Здравая личность — быть может, даже мудрая. Человек маленький, но не мелкий, пять-четыре или пять-пять ростом, с поджарым, шустрым телом, бабушкиными очками, нацепленными на нос, и пронзительно желтыми волосами, такая блондинка, что создавалось впечатление, будто это полностью повзрослевшая Златовласка, но, как бы ни привлекали Фергусона ее золотые волосы, тайна заключалась в лице Галли, которое одновременно было и простым, и хорошеньким, поочередно тусклым и искрящимся, лицо это менялось с каждым поворотом или наклоном ее головы: вот златовласая мышка, а вот потрясающая девчонка «Белой скалы», вот невыразительная и почти без черт, а вот сияющая и захватывающая внимание, неприметная ирландская мордашка, которая могла — в мгновение ока — преобразоваться в потрясающий лик, какой только и можно было увидеть по эту сторону киноэкрана. Как же ему разобраться в этой загадке? Никак, решил Фергусон, вообще никак, поскольку единственный ответ — и дальше смотреть на нее, чтобы ощущать в себе все более и более приятную утрату равновесия.
Выросла она в Рочестере и вернулась в город на лето продавать свой отчий дом на Ист-авеню, который стал излишним после того, как в начале года ее родители, писатели-фантасты, переехали в Сан-Франциско. Работа в «Таймс-Юнион» досталась ей при посредничестве старого друга семьи и не служила ни для чего, кроме убийства времени с большей эффективностью, недели при безделье, — ну и была возможностью в придачу заработать немного лишней налички.
Временная помощница в отделе новостей на лето, но в реальной жизни — студентка, специализирующаяся по английскому и биологии, которая осенью пойдет на старший курс. Начинающий поэт с далеко идущим планом поступить в медицинский институт, затем двинуть дальше и стать психиатром и наконец подготовиться на психоаналитика — все это само по себе впечатляло, но еще большее впечатление на Фергусона произвело то, как она проводила два лета до нынешнего: жила в Нью-Йорке и отвечала на телефонные звонки горячей линии для самоубийц на углу Восточной Четвертой улицы и Авеню А.

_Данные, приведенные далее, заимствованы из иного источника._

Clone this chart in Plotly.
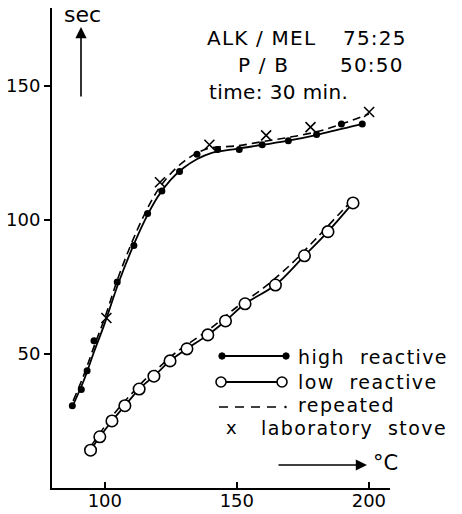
import plotly.graph_objects as go

# ---------------- data ----------------
# high reactive: measured points (filled dots)
high_x = [87.7, 91.1, 93.3, 95.9, 104.7, 111.0, 116.2, 121.6, 128.3, 134.9,
          142.7, 150.9, 159.6, 169.5, 180.2, 189.6, 197.5]
high_y = [30.7, 36.7, 43.7, 54.9, 76.8, 90.4, 102.4, 110.8, 118.0, 124.5,
          126.2, 126.2, 128.0, 129.5, 131.8, 135.7, 135.7]
# high reactive: drawn smooth curve (solid)
high_curve_x = [88, 92, 96, 100, 105, 110, 115, 120, 125, 130, 135, 140,
                150, 160, 170, 180, 190, 197.5]
high_curve_y = [31.0, 40.0, 51.0, 61.5, 76.0, 88.5, 99.5, 108.5, 115.0, 119.5,
                122.7, 124.8, 126.5, 128.0, 129.6, 131.6, 134.0, 135.7]
# high reactive: repeated (dashed)
high_rep_x = [88, 92, 96, 100, 105, 110, 115, 120, 125, 130, 135, 140,
              150, 160, 170, 180, 190, 200]
high_rep_y = [32.5, 42.0, 53.0, 63.5, 78.3, 91.0, 102.0, 111.0, 117.3, 121.8,
              125.0, 126.8, 127.6, 129.2, 130.8, 132.8, 135.8, 139.5]

# low reactive: measured points (open circles) on the solid curve
low_x = [94.6, 98.1, 102.7, 107.6, 113.0, 118.6, 124.7, 131.1, 139.0, 145.7,
         153.1, 164.6, 175.6, 184.5, 194.0]
low_y = [14.1, 19.1, 25.0, 30.7, 36.9, 41.7, 47.4, 51.9, 57.1, 62.3,
         68.7, 75.7, 86.6, 95.6, 106.3]
# low reactive: repeated (dashed)
low_rep_x = [95, 100, 105, 110, 115, 120, 125, 130, 140, 150, 160, 170, 180, 190, 194]
low_rep_y = [16.0, 23.0, 29.5, 35.0, 40.2, 44.5, 49.0, 52.7, 59.5, 67.5,
             74.5, 83.0, 93.0, 103.5, 107.5]

# laboratory stove (crosses)
stove_x = [100.6, 120.9, 139.6, 161.1, 177.9, 200.1]
stove_y = [63.4, 114.0, 128.0, 131.5, 134.6, 140.2]

x_ticks = [100, 150, 200]
y_ticks = [50, 100, 150]

# ---------------- figure ----------------
W, H = 462, 514
L, R, T, B = 52, 72, 8, 26
PW, PH = W - L - R, H - T - B
FONT = "DejaVu Sans"


def px(x):
    return (x - L) / PW


def py(y):
    return (H - B - y) / PH


fig = go.Figure()

DASH = "8px,5px"
fig.add_trace(go.Scatter(x=high_rep_x, y=high_rep_y, mode="lines",
                         line=dict(color="black", width=1.6, dash=DASH, shape="spline"),
                         hoverinfo="skip"))
fig.add_trace(go.Scatter(x=high_curve_x, y=high_curve_y, mode="lines",
                         line=dict(color="black", width=1.8, shape="spline"),
                         hoverinfo="skip"))
fig.add_trace(go.Scatter(x=high_x, y=high_y, mode="markers",
                         marker=dict(color="black", size=7, symbol="circle")))

fig.add_trace(go.Scatter(x=low_rep_x, y=low_rep_y, mode="lines",
                         line=dict(color="black", width=1.6, dash=DASH, shape="spline"),
                         hoverinfo="skip"))
fig.add_trace(go.Scatter(x=low_x, y=low_y, mode="lines+markers",
                         line=dict(color="black", width=1.8, shape="spline"),
                         marker=dict(color="white", size=11.5, symbol="circle",
                                     line=dict(color="black", width=1.6))))

fig.add_trace(go.Scatter(x=stove_x, y=stove_y, mode="markers",
                         marker=dict(color="black", size=10, symbol="x-thin",
                                     line=dict(color="black", width=1.6))))

ann = []


def text(s, x, y, size=20, xanchor="left", ls=1.0):
    ann.append(dict(text=f'<span style="letter-spacing:{ls}px">{s}</span>',
                    x=px(x), y=py(y), xref="paper", yref="paper",
                    showarrow=False, xanchor=xanchor, yanchor="middle",
                    font=dict(family=FONT, size=size, color="black")))


text("ALK / MEL", 205, 38, size=20, ls=1.2)
text("75:25", 341, 38, size=20, ls=1.2)
text("P / B", 236, 65, size=20, ls=1.2)
text("50:50", 338, 65, size=20, ls=1.2)
text("time: 30 min.", 207, 92, size=20, ls=0.4)
text("sec", 82, 15, size=22, xanchor="center", ls=0)
text("°C", 371, 463, size=21, ls=0)
text("high  reactive", 296, 357, size=19, ls=1.4)
text("low  reactive", 296, 382, size=19, ls=1.4)
text("repeated", 296, 405, size=19, ls=1.4)
text("x", 231, 427, size=18, xanchor="center", ls=0)
text("laboratory  stove", 259, 428, size=19, ls=1.4)

# arrows (tail offsets in pixels)
ann.append(dict(x=px(81), y=py(27), ax=0, ay=71, xref="paper", yref="paper",
                axref="pixel", ayref="pixel", showarrow=True, arrowhead=2,
                arrowsize=1.4, arrowwidth=1.6, arrowcolor="black", text=""))
ann.append(dict(x=px(367), y=py(465), ax=-90, ay=0, xref="paper", yref="paper",
                axref="pixel", ayref="pixel", showarrow=True, arrowhead=2,
                arrowsize=1.4, arrowwidth=1.6, arrowcolor="black", text=""))

shapes = []
# legend samples
shapes.append(dict(type="line", xref="paper", yref="paper",
                   x0=px(222), x1=px(286), y0=py(356), y1=py(356),
                   line=dict(color="black", width=1.8)))
for cx in (222, 286):
    r = 3.2
    shapes.append(dict(type="circle", xref="paper", yref="paper",
                       x0=px(cx - r), x1=px(cx + r), y0=py(356 + r), y1=py(356 - r),
                       fillcolor="black", line=dict(color="black", width=1)))
shapes.append(dict(type="line", xref="paper", yref="paper",
                   x0=px(226), x1=px(277), y0=py(382), y1=py(382),
                   line=dict(color="black", width=1.8)))
for cx in (221, 282):
    r = 5
    shapes.append(dict(type="circle", xref="paper", yref="paper",
                       x0=px(cx - r), x1=px(cx + r), y0=py(382 + r), y1=py(382 - r),
                       fillcolor="white", line=dict(color="black", width=1.6)))
shapes.append(dict(type="line", xref="paper", yref="paper",
                   x0=px(219), x1=px(282), y0=py(407), y1=py(407),
                   line=dict(color="black", width=1.6, dash="9px,7px")))
shapes.append(dict(type="circle", xref="paper", yref="paper",
                   x0=px(284.5), x1=px(286.5), y0=py(408), y1=py(406),
                   fillcolor="black", line=dict(color="black", width=0.5)))

fig.update_layout(
    template="none",
    width=W, height=H,
    margin=dict(l=L, r=R, t=T, b=B, pad=0, autoexpand=False),
    paper_bgcolor="white", plot_bgcolor="white",
    showlegend=False,
    annotations=ann, shapes=shapes,
    xaxis=dict(range=[80, 208], tickvals=x_ticks, ticktext=[str(v) for v in x_ticks],
               ticks="inside", ticklen=6, tickwidth=2, tickcolor="black",
               ticklabelstandoff=-5,
               showline=True, linecolor="black", linewidth=2, automargin=False,
               showgrid=False, zeroline=False,
               tickfont=dict(family=FONT, size=18, color="black")),
    yaxis=dict(range=[0, 179], tickvals=y_ticks, ticktext=[str(v) for v in y_ticks],
               ticks="outside", ticklen=6, tickwidth=2, tickcolor="black",
               showline=True, linecolor="black", linewidth=2, automargin=False,
               showgrid=False, zeroline=False,
               tickfont=dict(family=FONT, size=18, color="black")),
)

fig.write_html("out.html")
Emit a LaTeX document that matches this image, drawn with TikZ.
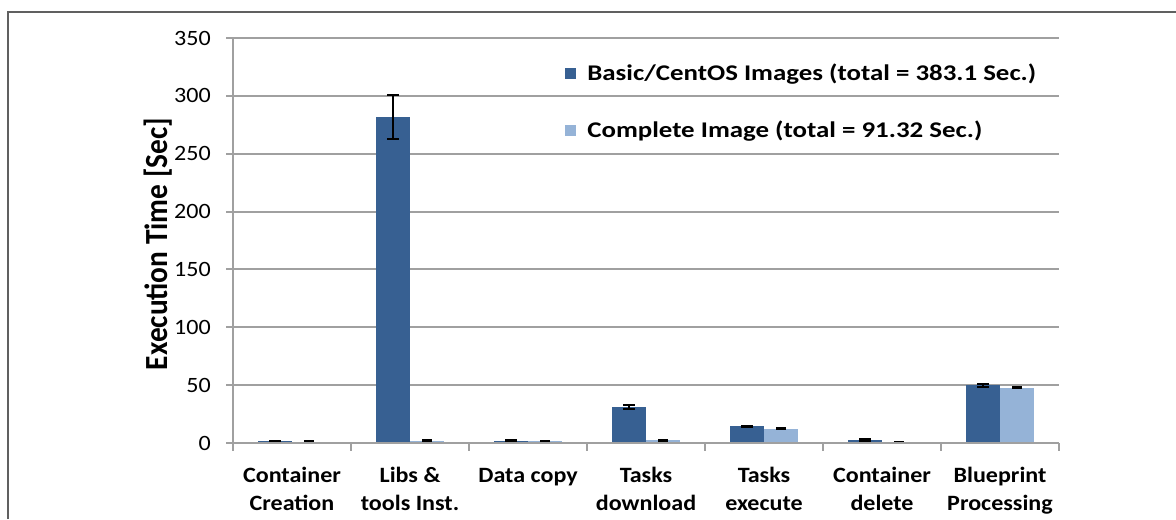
\documentclass[tikz,border=0pt]{standalone}
\usepackage{fontspec}
\setmainfont{Carlito}
\definecolor{basicblue}{HTML}{376092}
\definecolor{completeblue}{HTML}{95B3D7}
\definecolor{gridgray}{HTML}{A0A0A0}
\definecolor{framegray}{HTML}{606060}
% value (seconds) -> vertical pixel position
\newcommand{\vy}[1]{443-1.157143*(#1)}
\begin{document}
\begin{tikzpicture}[x=0.75pt,y=-0.75pt,
  gridline/.style={draw=gridgray,line width=1.5pt},
  barbasic/.style={fill=basicblue},
  barcomplete/.style={fill=completeblue},
  errbar/.style={draw=black,line width=1.6pt},
  ticklabel/.style={anchor=east,inner sep=0pt,xscale=1.1,font=\fontsize{16.4}{20}\selectfont},
  catlabel/.style={anchor=base,inner sep=0pt,xscale=1.1,font=\fontsize{16.4}{20}\selectfont\bfseries},
  legendtext/.style={anchor=base west,inner sep=0pt,xscale=1.2,font=\fontsize{16.8}{20}\selectfont\bfseries},
  axistitle/.style={anchor=base,inner sep=0pt,xscale=1.1,rotate=90,font=\fontsize{22}{26}\selectfont\bfseries}
]
\useasboundingbox (0,0) rectangle (1176,519);
\fill[white] (0,0) rectangle (1176,519);

% outer frame
\draw[framegray,line width=1.2pt] (8,519) -- (8,12) -- (1176,12);

% horizontal grid and value ticks
\foreach \v in {50,100,...,350}
  \draw[gridline] (233,{\vy{\v}}) -- (1059,{\vy{\v}});
\foreach \v in {0,50,...,350}
  \draw[gridline] (226,{\vy{\v}}) -- (233,{\vy{\v}});
\foreach \v in {0,50,...,350}
  \node[ticklabel] (tick\v) at (211,{\vy{\v}}) {\v};

% category ticks
\foreach \i in {0,...,7}
  \draw[gridline] ({233+118*\i},443) -- ({233+118*\i},451);

% bars with error bars: index / basic value / basic error / complete value / complete error
\foreach \i/\a/\ea/\b/\eb in {0/1.5/0.3/1.3/0.3, 1/282/19/2/0.4, 2/2/0.4/1.5/0.3,
    3/31/1.8/2.3/0.3, 4/14.5/0.5/12.5/0.5, 5/2.7/0.6/1/0.2, 6/49.8/1.3/47.8/0.5} {
  \fill[barbasic] ({233+118*\i+25},443) rectangle ({233+118*\i+59},{\vy{\a}});
  \fill[barcomplete] ({233+118*\i+59},443) rectangle ({233+118*\i+93},{\vy{\b}});
  \draw[errbar] ({233+118*\i+42},{\vy{\a-\ea}}) -- ({233+118*\i+42},{\vy{\a+\ea}})
    ({233+118*\i+36},{\vy{\a+\ea}}) -- ({233+118*\i+48},{\vy{\a+\ea}})
    ({233+118*\i+36},{\vy{\a-\ea}}) -- ({233+118*\i+48},{\vy{\a-\ea}});
  \draw[errbar] ({233+118*\i+76},{\vy{\b-\eb}}) -- ({233+118*\i+76},{\vy{\b+\eb}})
    ({233+118*\i+71},{\vy{\b+\eb}}) -- ({233+118*\i+81},{\vy{\b+\eb}})
    ({233+118*\i+71},{\vy{\b-\eb}}) -- ({233+118*\i+81},{\vy{\b-\eb}});
}

% axes
\draw[gridline] (233,38) -- (233,443);
\draw[gridline] (226,443) -- (1059,443);

% category labels
\foreach \i/\la/\lb in {0/Container/Creation, 1/Libs \&/tools Inst., 2/Data copy/,
    3/Tasks/download, 4/Tasks/execute, 5/Container/delete, 6/Blueprint/Processing} {
  \node[catlabel] (cata\i) at ({292+118*\i},482) {\la};
  \node[catlabel] (catb\i) at ({292+118*\i},510) {\lb};
}

% axis title
\node[axistitle] (ytitle) at (167,244) {Execution Time [Sec]};

% legend
\fill[basicblue] (565,68) rectangle (576,79);
\node[legendtext] (legbasic) at (587,80.5) {Basic/CentOS Images (total = 383.1 Sec.)};
\fill[completeblue] (565,125) rectangle (576,136);
\node[legendtext] (legcomplete) at (587,137.5) {Complete Image (total = 91.32 Sec.)};
\end{tikzpicture}
\end{document}
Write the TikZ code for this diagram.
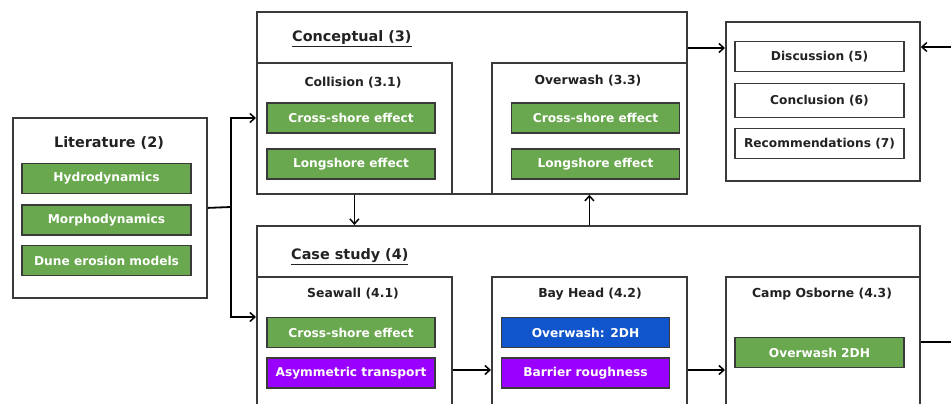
\documentclass[tikz,border=0pt]{standalone}
\usepackage{fontspec}
\setmainfont{DejaVu Sans}
\usetikzlibrary{arrows.meta}
\definecolor{gbox}{HTML}{6AA84F}
\definecolor{bbox}{HTML}{1155CC}
\definecolor{pbox}{HTML}{9900FF}
\definecolor{edge}{HTML}{3A3A3A}
\definecolor{txt}{HTML}{222222}
\tikzset{
  frame/.style={draw=edge, line width=1.8pt, fill=white, inner sep=0pt, anchor=north west},
  lbl/.style={draw=edge, line width=1.8pt, inner sep=0pt, minimum width=168pt, minimum height=30pt,
    text=white, font=\fontsize{12.2}{14}\selectfont\bfseries},
  green/.style={lbl, fill=gbox},
  blue/.style={lbl, fill=bbox},
  purple/.style={lbl, fill=pbox},
  plain/.style={lbl, fill=white, text=txt},
  big/.style={text=txt, font=\fontsize{14.4}{16}\selectfont\bfseries, inner sep=0pt},
  sub/.style={text=txt, font=\fontsize{12.4}{14}\selectfont\bfseries, inner sep=0pt},
  arr/.style={line width=1.8pt, black, -{Straight Barb[length=5pt,width=9pt,line width=1.5pt]}},
  ln/.style={line width=1.8pt, black}
}
\begin{document}
\begin{tikzpicture}[x=1pt,y=-1pt]
\useasboundingbox (0,0) rectangle (951,404);
\clip (0,0) rectangle (951,404);
\fill[white] (0,0) rectangle (951,404);

% Literature
\node[frame, minimum width=194pt, minimum height=180pt] (lit) at (12,117) {};
\node[big] (littitle) at (109,143) {Literature (2)};
\node[green, minimum width=169pt] (hyd) at (106.5,178.5) {Hydrodynamics};
\node[green, minimum width=169pt] (mor) at (106.5,220) {Morphodynamics};
\node[green, minimum width=169pt] (dun) at (106.5,260.5) {Dune erosion models};

% Conceptual
\node[frame, minimum width=430pt, minimum height=182pt] (conc) at (256,11) {};
\node[big, anchor=west] (conctitle) at (292,39) {\underline{Conceptual (3)}};
\node[frame, minimum width=195pt, minimum height=131pt] (coll) at (256,62) {};
\node[sub] (colltitle) at (353,83) {Collision (3.1)};
\node[green] (c1) at (351,118) {Cross-shore effect};
\node[green] (c2) at (351,164) {Longshore effect};
\node[frame, minimum width=195pt, minimum height=131pt] (ow) at (491,62) {};
\node[sub] (owtitle) at (588,81) {Overwash (3.3)};
\node[green] (o1) at (595.5,118) {Cross-shore effect};
\node[green] (o2) at (595.5,164) {Longshore effect};

% Right box
\node[frame, minimum width=194pt, minimum height=159pt] (res) at (725,21) {};
\node[plain, minimum width=169pt] (disc) at (819.5,56.5) {Discussion (5)};
\node[plain, minimum width=169pt, minimum height=34pt] (conl) at (819.5,100.5) {Conclusion (6)};
\node[plain, minimum width=169pt] (rec) at (819.5,143.5) {Recommendations (7)};

% Case study
\node[frame, minimum width=663pt, minimum height=240pt] (case) at (256,225) {};
\node[big, anchor=west] (casetitle) at (291,257) {\underline{Case study (4)}};
\node[frame, minimum width=195pt, minimum height=190pt] (sea) at (256,276) {};
\node[sub] (seatitle) at (353,294) {Seawall (4.1)};
\node[green] (s1) at (351,332.5) {Cross-shore effect};
\node[purple] (s2) at (351,373) {Asymmetric transport};
\node[frame, minimum width=195pt, minimum height=190pt] (bay) at (491,276) {};
\node[sub] (baytitle) at (590,294) {Bay Head (4.2)};
\node[blue] (b1) at (585.5,332.5) {Overwash: 2DH};
\node[purple] (b2) at (585.5,373) {Barrier roughness};
\node[frame, minimum width=194pt, minimum height=190pt] (camp) at (725,276) {};
\node[sub] (camptitle) at (822,294) {Camp Osborne (4.3)};
\node[green, minimum width=169pt] (cm1) at (819.5,352.5) {Overwash 2DH};

% Connectors
\coordinate (j) at (231,207);
\coordinate (inR) at (951,47);
\coordinate (outR) at (951,342);
\draw[ln] (lit.east) -- (j);
\draw[arr] (j) |- (conc.west |- 0,118);
\draw[arr] (j) |- (case.west |- 0,317);
\draw[arr] (coll.south) -- (coll.south |- case.north);
\draw[arr] (ow.south |- case.north) -- (ow.south);
\draw[arr] (conc.east |- 0,48) -- (res.west |- 0,48);
\draw[arr] (inR) -- (res.east |- inR);
\draw[arr] (sea.east |- 0,370) -- (bay.west |- 0,370);
\draw[arr] (bay.east |- 0,370) -- (camp.west |- 0,370);
\draw[ln] (camp.east |- outR) -- (outR);
\end{tikzpicture}
\end{document}
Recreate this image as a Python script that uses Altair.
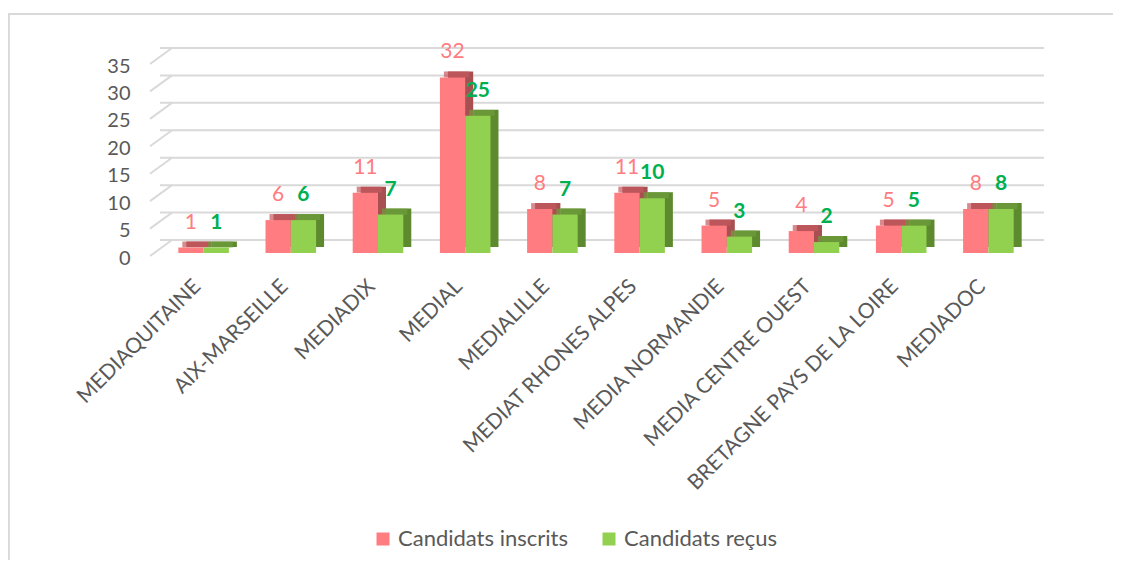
import altair as alt
import pandas as pd

categories = ["MEDIAQUITAINE", "AIX-MARSEILLE", "MEDIADIX", "MEDIAL", "MEDIALILLE",
              "MEDIAT RHONES ALPES", "MEDIA NORMANDIE", "MEDIA CENTRE OUEST",
              "BRETAGNE PAYS DE LA LOIRE", "MEDIADOC"]
inscrits = [1, 6, 11, 32, 8, 11, 5, 4, 5, 8]
recus = [1, 6, 7, 25, 7, 10, 3, 2, 5, 8]
series_names = ["Candidats inscrits", "Candidats reçus"]
y_ticks = [0, 5, 10, 15, 20, 25, 30, 35]

front_colors = ["#FF7C80", "#92D050"]
top_colors = ["#C65A5E", "#6F9E3C"]
side_colors = ["#A84F52", "#5E8A2F"]
label_colors = ["#FF7C80", "#00B050"]

rows = []
for c, a, b in zip(categories, inscrits, recus):
    rows.append({"cat": c, "series": series_names[0], "v": a})
    rows.append({"cat": c, "series": series_names[1], "v": b})
df = pd.DataFrame(rows)
grid_df = pd.DataFrame({"v": y_ticks})

FONT = "Lato"
GRAY = "#595959"
W = 872
H = 192
NCAT = len(categories)
STEP = W / NCAT
BAND = STEP * 0.58

x_enc = alt.X("cat:N", sort=categories,
              scale=alt.Scale(paddingInner=0.42, paddingOuter=0.21),
              axis=alt.Axis(title=None, labelAngle=-45, labelAlign="right",
                            labelBaseline="middle", labelPadding=30, labelLimit=0,
                            labelOffset=-6,
                            labelFontSize=21, labelFont=FONT, labelColor=GRAY,
                            domain=False, ticks=False, grid=False))


def xo(shift=0.0):
    return alt.XOffset("series:N", sort=series_names,
                       scale=alt.Scale(type="band", domain=series_names,
                                       paddingInner=0, paddingOuter=0,
                                       range=[shift, shift + BAND]))


y_scale = alt.Scale(domain=[0, 35], nice=False)
y_axis = alt.Axis(title=None, values=y_ticks, labelFontSize=20,
                  labelFont=FONT, labelColor=GRAY, labelPadding=30, labelOffset=5,
                  domain=False, ticks=False, grid=False)
y_enc = alt.Y("v:Q", scale=y_scale, axis=y_axis)

frame = alt.Chart(grid_df).mark_rect(fill=None, stroke="#D9D9D9", strokeWidth=1.5).encode(
    x=alt.value(-151.5), x2=alt.value(1000), y=alt.value(-47), y2=alt.value(700))

grid = alt.Chart(grid_df).mark_rule(color="#D9D9D9", strokeWidth=2, xOffset=12, yOffset=-13).encode(
    y=y_enc)
grid_diag = alt.Chart(grid_df).mark_rule(color="#D9D9D9", strokeWidth=2,
                                         yOffset=3, y2Offset=-13).encode(
    x=alt.value(-10), x2=alt.value(12),
    y=y_enc, y2=alt.Y2("v:Q"))

base = alt.Chart(df)

side = base.mark_bar(yOffset=-6).encode(
    x=x_enc, xOffset=xo(8), y=y_enc,
    color=alt.Color("series:N", scale=alt.Scale(domain=series_names, range=side_colors), legend=None))

top = base.mark_tick(orient="horizontal", thickness=6, size=BAND / 2, yOffset=-3).encode(
    x=x_enc, xOffset=xo(4), y=y_enc,
    color=alt.Color("series:N", scale=alt.Scale(domain=series_names, range=top_colors), legend=None))

front = base.mark_bar().encode(
    x=x_enc, xOffset=xo(), y=y_enc,
    color=alt.Color("series:N", scale=alt.Scale(domain=series_names, range=front_colors),
                    legend=alt.Legend(title=None, orient="none", legendX=212, legendY=467,
                                      direction="horizontal", symbolType="square",
                                      symbolSize=169, symbolStrokeWidth=0, labelLimit=0,
                                      labelFontSize=22, labelFont=FONT, labelColor=GRAY,
                                      labelOffset=4, columnPadding=30)))

lab_red = base.transform_filter(alt.datum.series == series_names[0]).mark_text(
    dy=-25, fontSize=21, font=FONT, color=label_colors[0], fontWeight="normal").encode(
    x=x_enc, xOffset=xo(), y=y_enc, text="v:Q")
lab_green = base.transform_filter(alt.datum.series == series_names[1]).mark_text(
    dy=-25, fontSize=21, font=FONT, color=label_colors[1], fontWeight="bold").encode(
    x=x_enc, xOffset=xo(), y=y_enc, text="v:Q")

chart = alt.layer(frame, grid, grid_diag, side, top, front, lab_red, lab_green).resolve_scale(
    color="independent", xOffset="independent").properties(
    width=W, height=H,
    padding={"left": 152, "top": 53, "right": 81, "bottom": 552 - 53 - H},
    autosize=alt.AutoSizeParams(type="none"),
    background="white"
).configure_view(stroke=None)

chart.save("out.html", embed_options={"renderer": "svg", "actions": False})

Иными словами, сказал он себе, пока сам он слушал, как пластинка выкручивает из себя зловещие, деморализующие куплеты «Господи, имя Тебе Смерть», Галли работала и спасала жизни. Не все сразу, во что верили Эми и такое множество прочих, а одну за другой, одну за другой. Поговорить по телефону с человеком и постепенно убедить его не жать на спусковой крючок пистолета, который он направил себе в голову. На следующую ночь поговорить с женщиной и медленно убедить ее не глотать целый пузырек пилюль, зажатый у нее в кулаке. Никакого порыва заново изобретать мир снизу доверху, никаких актов революционного неповиновения, а преданность делу добра в сломанном мире, к которому принадлежала, план всю жизнь свою посвятить помощи другим, а это деяние не столько политическое, сколько религиозное — религия без религии или догмы, вера в ценность одиночки, одиночки и одиночки, по отдельности, странствие, что начнется с медицинского института, а затем продлится столько, сколько займет завершение ее психоаналитической подготовки, и пока Эми и орда прочих будут доказывать, что люди больны потому, что больно общество, а если помогать им к этому приспособиться, то им станет только хуже, Галли бы ответила: Вперед, валяйте, улучшайте общество, если сумеете, а люди между тем страдают, и у меня много работы.